All’inizio di quest’anno è stata approvata, all’unanimità, la Legge 2782/2022, presentata per la prima volta negli ultimi mesi del 2020, che disciplina la «Disposizione in materia di insegnamento sperimentale dell’educazione all’intelligenza emotiva nelle scuole di ogni ordine e grado». Dopo anni di sperimentazioni non ufficiali, e buone pratiche affidate dalla solerzia dei singoli, le life skill entrano, finalmente, di diritto, nei programmi scolastici. Anche per affrontare le sfide complesse della socialità digitale, come quella della FOMO, la sindrome di sentirsi tagliati fuori dalla società.
E si vanno ad affiancare alle altre skills, quelle digitali e quelle economiche e finanziarie. Inserite quest’ultime nel recente DDL Capitali dopo anni di discussioni e di proposte di legge, nonostante l’Italia si posizioni fanalino di coda nell’alfabetizzazione finanziaria sia degli adulti che dei giovani.
Il punto è che fra life skills e quelle economiche e digitali non ci deve essere, a mio avviso, una “lotta”. Dobbiamo uscire dal paradigma dicotomico: non c’è dicotomia, da un lato emozioni e sentimenti, “human touch”, dall’altro tecnicismi e Intelligenza artificiale. È un tema molto delicato e controverso, e proprio in questi mesi ChatGPT ha riacceso il dibattito sulle potenzialità del digitale.
Credo che, come davanti ad ogni era trasformativa, sarà la capacità di ispirarci anche a modelli come quello dei giapponesi, già diventato globale, e dai quali riceveremo il testimone del G7 a breve che ci potrà guidare verso il domani.
Un nuovo paradigma culturale
È qui che si gioca anche il nuovo paradigma, quello dell’Impresa 5.0, che è, a mio avviso, prima di tutto un paradigma culturale. Persone aperte, inclusive, capaci di immaginare, intuire, sentire e non solo pensare. Persone empatiche, capaci di – sentire dentro – sentire dentro la Vita, e di agire in coerenza con questo. Tocca a noi, e a ciascuno di noi, insieme occuparcene: è nostra comune responsabilità.
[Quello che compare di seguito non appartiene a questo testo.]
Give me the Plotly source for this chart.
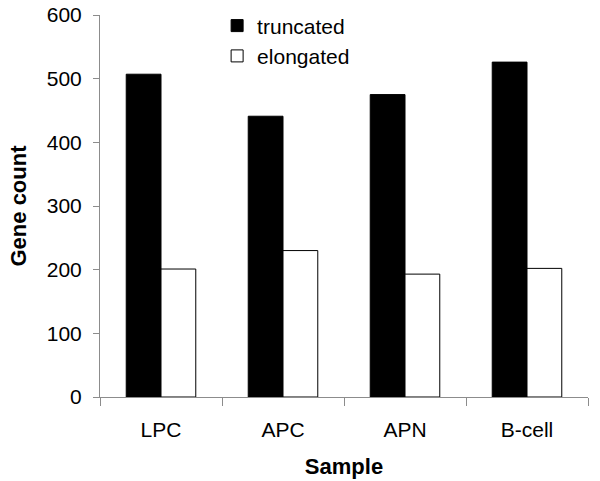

Una società umanocentrica, sostenibile e resiliente è quella che sapremo costruire tutti insieme.
Ci sono molti modi per vivere la responsabilità sociale e molte skills aiutano a farlo.
Sull’importanza di “lavorare” per sé stessi, per la propria “impresa di vita”, e per avere il coraggio di cominciare da sé, perché una cosa è certa, il “capitale” umano, ovvero quel mix di abilità, caratteristiche personali, talenti, sostenuto da un portfolio di skills ben diversificato e resiliente, costituisce le fondamenta e gli ingranaggi per far funzionare bene qualsiasi progetto di società dell’oggi e del futuro.
Noi siamo i portatori di cambiamento culturale ed abbiamo il dovere di esserlo e per questo abbiamo il dovere di crescere ed evolverci in un contesto inclusivo e sostenibile per le nuove generazioni. Per riprenderci un mondo sano e pieno di opportunità, un mondo che costruiamo con la nostra persona, la nostra forza, e non l’imitazione di un modello virtuale proposto dai social che non ci appartiene e non evolve, ed è debole perché fine a se stesso, senza prospettiva, sterile e non produttivo di un futuro lungimirante per un Paese sempre più 5.0.